Goodness-of-fit compares observed frequencies to expected frequencies in one categorical variable. Test of independence examines the relationship between two categorical variables.
How do I interpret the p-value?
The p-value represents the probability of observing your data (or something more extreme) if the null hypothesis is true. Conventional thresholds:
- p > 0.05: Fail to reject null hypothesis (no significant difference)
- p ≤ 0.05: Reject null hypothesis (significant difference)
- p ≤ 0.01: Strong evidence against null hypothesis
What if my expected frequencies are less than 5?
For 2×2 tables, apply Yates’ continuity correction. For larger tables, combine categories or use Fisher’s exact test (available in Excel via the Real Statistics Resource Pack add-in).
Can I use chi-square for continuous data?

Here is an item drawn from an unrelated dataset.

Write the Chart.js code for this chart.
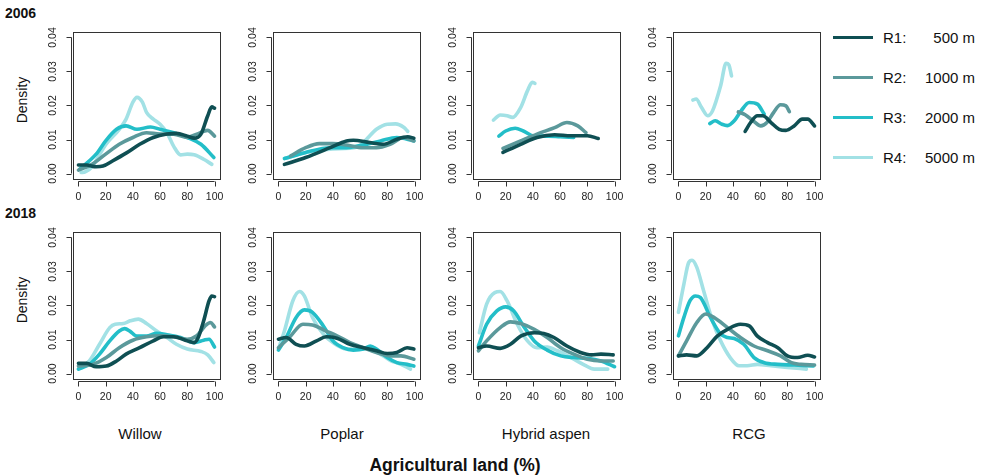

No. Chi-square tests require categorical data. For continuous data, consider:
- t-tests (for means)
- ANOVA (for multiple means)
- Correlation analysis (for relationships)
Expert Resources
For deeper understanding, consult these authoritative sources:
- NIST Engineering Statistics Handbook – Chi-Square Test
- UC Berkeley – Chi-Square Test Guide
- CDC – Principles of Epidemiology: Chi-Square Analysis
Always check your data meets chi-square assumptions before running the test. In Excel, use =COUNTIF() to verify no expected frequencies are below 5. For borderline cases (expected frequencies between 3-5), consider that results may be approximate.